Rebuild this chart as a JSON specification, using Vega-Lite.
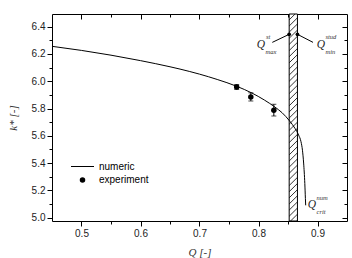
{
  "$schema": "https://vega.github.io/schema/vega-lite/v6.json",
  "autosize": "none",
  "padding": {"left": 52, "top": 14, "right": 5, "bottom": 37},
  "width": 295,
  "height": 207,
  "background": "white",
  "config": {
    "view": {"stroke": "black", "strokeWidth": 1},
    "axis": {
      "domain": false,
      "grid": false,
      "tickColor": "black",
      "labelFont": "Liberation Sans",
      "labelFontSize": 10,
      "labelColor": "#222222",
      "titleColor": "#333333",
      "titleFont": "Liberation Serif",
      "titleFontStyle": "italic",
      "titleFontWeight": "normal",
      "titleFontSize": 11
    }
  },
  "datasets": {
    "numeric": [
      {"q": 0.45, "k": 6.256},
      {"q": 0.5, "k": 6.226},
      {"q": 0.55, "k": 6.191},
      {"q": 0.6, "k": 6.151},
      {"q": 0.65, "k": 6.106},
      {"q": 0.667, "k": 6.089},
      {"q": 0.7, "k": 6.052},
      {"q": 0.73, "k": 6.013},
      {"q": 0.763, "k": 5.963},
      {"q": 0.789, "k": 5.913},
      {"q": 0.81, "k": 5.862},
      {"q": 0.828, "k": 5.81},
      {"q": 0.84, "k": 5.769},
      {"q": 0.853, "k": 5.707},
      {"q": 0.862, "k": 5.653},
      {"q": 0.868, "k": 5.605},
      {"q": 0.872, "k": 5.557},
      {"q": 0.8745, "k": 5.494},
      {"q": 0.8765, "k": 5.4},
      {"q": 0.8785, "k": 5.25},
      {"q": 0.8795, "k": 5.14},
      {"q": 0.88, "k": 5.09}
    ],
    "experiment": [
      {"q": 0.763, "k": 5.958, "lo": 5.94, "hi": 5.976, "series": "experiment"},
      {"q": 0.787, "k": 5.885, "lo": 5.855, "hi": 5.915, "series": "experiment"},
      {"q": 0.826, "k": 5.788, "lo": 5.745, "hi": 5.831, "series": "experiment"}
    ],
    "band": [{"q0": 0.852, "q1": 0.866}],
    "hatch": [
      {"k0": 4.92, "k1": 4.98}, {"k0": 4.965, "k1": 5.025}, {"k0": 5.01, "k1": 5.07},
      {"k0": 5.055, "k1": 5.115}, {"k0": 5.1, "k1": 5.16}, {"k0": 5.145, "k1": 5.205},
      {"k0": 5.19, "k1": 5.25}, {"k0": 5.235, "k1": 5.295}, {"k0": 5.28, "k1": 5.34},
      {"k0": 5.325, "k1": 5.385}, {"k0": 5.37, "k1": 5.43}, {"k0": 5.415, "k1": 5.475},
      {"k0": 5.46, "k1": 5.52}, {"k0": 5.505, "k1": 5.565}, {"k0": 5.55, "k1": 5.61},
      {"k0": 5.595, "k1": 5.655}, {"k0": 5.64, "k1": 5.7}, {"k0": 5.685, "k1": 5.745},
      {"k0": 5.73, "k1": 5.79}, {"k0": 5.775, "k1": 5.835}, {"k0": 5.82, "k1": 5.88},
      {"k0": 5.865, "k1": 5.925}, {"k0": 5.91, "k1": 5.97}, {"k0": 5.955, "k1": 6.015},
      {"k0": 6.0, "k1": 6.06}, {"k0": 6.045, "k1": 6.105}, {"k0": 6.09, "k1": 6.15},
      {"k0": 6.135, "k1": 6.195}, {"k0": 6.18, "k1": 6.24}, {"k0": 6.225, "k1": 6.285},
      {"k0": 6.27, "k1": 6.33}, {"k0": 6.315, "k1": 6.375}, {"k0": 6.36, "k1": 6.42},
      {"k0": 6.405, "k1": 6.465}, {"k0": 6.45, "k1": 6.51}
    ],
    "limits": [
      {"q": 0.852, "k": 6.344, "q2": 0.8234, "k2": 6.285},
      {"q": 0.866, "k": 6.344, "q2": 0.8924, "k2": 6.285}
    ],
    "symbols": [
      {"q": 0.8042, "k": 6.265, "t": "Q"},
      {"q": 0.9059, "k": 6.265, "t": "Q"},
      {"q": 0.8907, "k": 5.09, "t": "Q"}
    ],
    "scripts": [
      {"q": 0.8127, "k": 6.326, "t": "st"},
      {"q": 0.8119, "k": 6.212, "t": "max"},
      {"q": 0.9136, "k": 6.322, "t": "stud"},
      {"q": 0.9136, "k": 6.212, "t": "min"},
      {"q": 0.8983, "k": 5.143, "t": "num"},
      {"q": 0.8983, "k": 5.04, "t": "crit"}
    ]
  },
  "resolve": {"axis": {"x": "independent", "y": "independent"}},
  "layer": [
    {
      "data": {"name": "band"},
      "mark": {"type": "rect", "fill": "white", "stroke": "black", "strokeWidth": 1},
      "encoding": {
        "x": {"field": "q0", "type": "quantitative", "scale": {"domain": [0.45, 0.95], "nice": false, "zero": false}, "axis": null},
        "x2": {"field": "q1"}
      }
    },
    {
      "data": {"name": "hatch"},
      "mark": {"type": "rule", "stroke": "black", "strokeWidth": 0.8, "clip": true},
      "encoding": {
        "x": {"datum": 0.852, "type": "quantitative", "axis": {"orient": "bottom", "values": [0.55, 0.65, 0.75, 0.85], "tickSize": 3, "labels": false, "title": null}},
        "x2": {"datum": 0.866},
        "y": {"field": "k0", "type": "quantitative", "axis": {"orient": "left", "values": [5.1, 5.3, 5.5, 5.7, 5.9, 6.1, 6.3], "tickSize": 3, "labels": false, "title": null}},
        "y2": {"field": "k1"}
      }
    },
    {
      "data": {"name": "numeric"},
      "mark": {"type": "line", "stroke": "black", "strokeWidth": 1, "interpolate": "monotone"},
      "encoding": {
        "x": {"field": "q", "type": "quantitative",
              "axis": {"orient": "bottom", "values": [0.5, 0.6, 0.7, 0.8, 0.9], "format": ".1f", "tickSize": 5, "labelPadding": 2, "title": "Q [-]", "titlePadding": 8}},
        "y": {"field": "k", "type": "quantitative", "scale": {"domain": [4.975, 6.493], "nice": false, "zero": false},
              "axis": {"orient": "left", "values": [5.0, 5.2, 5.4, 5.6, 5.8, 6.0, 6.2, 6.4], "format": ".1f", "tickSize": 5, "labelPadding": 2, "title": "k* [-]", "titlePadding": 13}}
      }
    },
    {
      "data": {"name": "experiment"},
      "mark": {"type": "errorbar", "color": "black", "ticks": {"size": 5, "color": "black"}, "rule": {"strokeWidth": 1}},
      "encoding": {
        "x": {"field": "q", "type": "quantitative", "axis": null},
        "y": {"field": "lo", "type": "quantitative", "axis": null},
        "y2": {"field": "hi"}
      }
    },
    {
      "data": {"name": "experiment"},
      "mark": {"type": "point", "filled": true, "color": "black", "opacity": 1},
      "encoding": {
        "x": {"field": "q", "type": "quantitative", "axis": null},
        "y": {"field": "k", "type": "quantitative", "axis": null},
        "shape": {
          "field": "series", "type": "nominal",
          "scale": {"domain": ["numeric", "experiment"], "range": ["M-1,-0.045H1V0.045H-1Z", "circle"]},
          "legend": {"orient": "none", "legendX": 19, "legendY": 141, "title": null, "padding": 0, "rowPadding": 3, "labelOffset": 5,
                     "labelFont": "Liberation Sans", "labelFontSize": 10, "labelColor": "black",
                     "symbolFillColor": "black", "symbolStrokeColor": "black", "symbolStrokeWidth": 0, "symbolOpacity": 1}
        },
        "size": {
          "field": "series", "type": "nominal",
          "scale": {"domain": ["numeric", "experiment"], "range": [529, 30]},
          "legend": {"orient": "none", "legendX": 19, "legendY": 141, "title": null, "padding": 0, "rowPadding": 3, "labelOffset": 5,
                     "labelFont": "Liberation Sans", "labelFontSize": 10, "labelColor": "black",
                     "symbolFillColor": "black", "symbolStrokeColor": "black", "symbolStrokeWidth": 0, "symbolOpacity": 1}
        }
      }
    },
    {
      "data": {"name": "limits"},
      "mark": {"type": "rule", "stroke": "black", "strokeWidth": 1},
      "encoding": {
        "x": {"field": "q", "type": "quantitative", "axis": {"orient": "top", "values": [0.5, 0.6, 0.7, 0.8, 0.9], "tickSize": -5, "labels": false, "title": null}},
        "x2": {"field": "q2"},
        "y": {"field": "k", "type": "quantitative", "axis": {"orient": "right", "values": [5.0, 5.2, 5.4, 5.6, 5.8, 6.0, 6.2, 6.4], "tickSize": -5, "labels": false, "title": null}},
        "y2": {"field": "k2"}
      }
    },
    {
      "data": {"name": "limits"},
      "mark": {"type": "circle", "color": "black", "size": 14, "opacity": 1},
      "encoding": {
        "x": {"field": "q", "type": "quantitative", "axis": {"orient": "top", "values": [0.55, 0.65, 0.75, 0.85], "tickSize": -3, "labels": false, "title": null}},
        "y": {"field": "k", "type": "quantitative", "axis": {"orient": "right", "values": [5.1, 5.3, 5.5, 5.7, 5.9, 6.1, 6.3], "tickSize": -3, "labels": false, "title": null}}
      }
    },
    {
      "data": {"name": "symbols"},
      "mark": {"type": "text", "font": "Liberation Serif", "fontStyle": "italic", "fontSize": 11.5, "color": "#222222", "align": "center", "baseline": "middle"},
      "encoding": {
        "x": {"field": "q", "type": "quantitative", "axis": null},
        "y": {"field": "k", "type": "quantitative", "axis": null},
        "text": {"field": "t"}
      }
    },
    {
      "data": {"name": "scripts"},
      "mark": {"type": "text", "font": "Liberation Serif", "fontStyle": "italic", "fontSize": 6.5, "color": "#333333", "align": "left", "baseline": "middle"},
      "encoding": {
        "x": {"field": "q", "type": "quantitative", "axis": null},
        "y": {"field": "k", "type": "quantitative", "axis": null},
        "text": {"field": "t"}
      }
    }
  ]
}
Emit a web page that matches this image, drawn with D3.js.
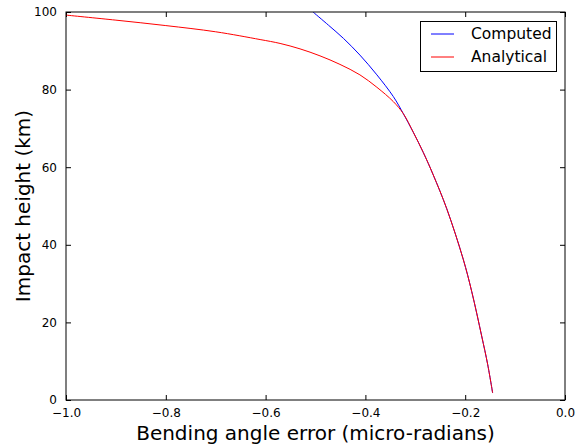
<!DOCTYPE html>
<html>
<head>
<meta charset="utf-8">
<script src="https://cdn.jsdelivr.net/npm/d3@7"></script>
<style>
  body { margin: 0; background: #fff; }
  svg { display: block; font-family: "DejaVu Sans", sans-serif; }
</style>
</head>
<body>
<svg id="chart" width="585" height="447"></svg>
<script>
// Data
const analyticalErr = [-1.0, -0.9, -0.8, -0.7, -0.611, -0.571, -0.531, -0.491, -0.451, -0.411, -0.377, -0.344, -0.324, -0.304, -0.284, -0.264, -0.237, -0.204, -0.187, -0.167, -0.155, -0.145];
const analyticalHeight = [99.2, 97.9, 96.5, 94.9, 92.9, 91.9, 90.5, 88.7, 86.5, 83.8, 80.6, 76.9, 73.8, 69.0, 63.8, 58.0, 49.3, 36.3, 28.0, 16.5, 9.2, 1.8];
const computedErr = [-0.505, -0.474, -0.444, -0.411, -0.377, -0.344, -0.324, -0.304, -0.284, -0.264, -0.237, -0.204, -0.187, -0.167, -0.155, -0.145];
const computedHeight = [100, 96.6, 93.2, 88.9, 83.8, 78.2, 73.8, 69.0, 63.8, 58.0, 49.3, 36.3, 28.0, 16.5, 9.2, 1.8];
const xTicks = [-1.0, -0.8, -0.6, -0.4, -0.2, 0.0];
const yTicks = [0, 20, 40, 60, 80, 100];

const series = [
  { name: "Computed", color: "#0000ff", xs: computedErr, ys: computedHeight },
  { name: "Analytical", color: "#ff0000", xs: analyticalErr, ys: analyticalHeight }
];

const svg = d3.select("#chart");
const margin = { top: 12, right: 20, bottom: 47, left: 66 };
const width = 585 - margin.left - margin.right;
const height = 447 - margin.top - margin.bottom;

const x = d3.scaleLinear().domain([-1, 0]).range([0, width]);
const y = d3.scaleLinear().domain([0, 100]).range([height, 0]);

const g = svg.append("g").attr("transform", `translate(${margin.left},${margin.top})`);

g.append("clipPath").attr("id", "clip")
  .append("rect").attr("width", width).attr("height", height);

const fmtX = d => d3.format(".1f")(d).replace("-", "\u2212");

// axes with inward ticks
const styleAxis = sel => {
  sel.select(".domain").remove();
  sel.selectAll(".tick line").attr("stroke", "#000").attr("stroke-width", 1);
  sel.selectAll(".tick text").attr("fill", "#000").style("font-size", "12px")
    .style("font-family", "DejaVu Sans");
};

g.append("g").attr("transform", `translate(0,${height})`)
  .call(d3.axisBottom(x).tickValues(xTicks).tickFormat(fmtX).tickSizeInner(-5).tickSizeOuter(0).tickPadding(8))
  .call(styleAxis);
g.append("g")
  .call(d3.axisTop(x).tickValues(xTicks).tickFormat("").tickSizeInner(-5).tickSizeOuter(0))
  .call(styleAxis);
g.append("g")
  .call(d3.axisLeft(y).tickValues(yTicks).tickFormat(d3.format("d")).tickSizeInner(-5).tickSizeOuter(0).tickPadding(9))
  .call(styleAxis);
g.append("g").attr("transform", `translate(${width},0)`)
  .call(d3.axisRight(y).tickValues(yTicks).tickFormat("").tickSizeInner(-5).tickSizeOuter(0))
  .call(styleAxis);

// lines
const line = d3.line()
  .x(d => x(d[0]))
  .y(d => y(d[1]))
  .curve(d3.curveCatmullRom);

series.forEach(s => {
  g.append("path")
    .datum(d3.zip(s.xs, s.ys))
    .attr("clip-path", "url(#clip)")
    .attr("fill", "none")
    .attr("stroke", s.color)
    .attr("stroke-width", 1)
    .attr("d", line);
});

// frame
g.append("rect")
  .attr("width", width).attr("height", height)
  .attr("fill", "none").attr("stroke", "#000").attr("stroke-width", 1);

// legend
const lg = g.append("g").attr("transform", `translate(${width - 145},${9})`);
lg.append("rect").attr("x", 0.5).attr("y", 0.5).attr("width", 136).attr("height", 50)
  .attr("fill", "#fff").attr("stroke", "#000").attr("stroke-width", 1);
series.forEach((s, i) => {
  const yy = 13 + i * 23;
  lg.append("line").attr("x1", 11).attr("x2", 34).attr("y1", yy).attr("y2", yy)
    .attr("stroke", s.color).attr("stroke-width", 1);
  lg.append("text").attr("x", 51).attr("y", yy).attr("dy", "0.35em")
    .style("font-size", "15.5px").text(s.name);
});

// axis labels
svg.append("text")
  .attr("x", margin.left + width / 2).attr("y", 440)
  .attr("text-anchor", "middle").style("font-size", "20px")
  .text("Bending angle error (micro-radians)");
svg.append("text")
  .attr("transform", `translate(30,${margin.top + height / 2}) rotate(-90)`)
  .attr("text-anchor", "middle").style("font-size", "20px")
  .text("Impact height (km)");
</script>
</body>
</html>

PROBLEM TO SOLVE: Using the entries above, find all lines with "chart". Copy them.

PROBLEM SOLUTION:
Rebuild this chart as a JSON specification, using Vega-Lite.
<svg id="chart" width="585" height="447"></svg>
const svg = d3.select("#chart");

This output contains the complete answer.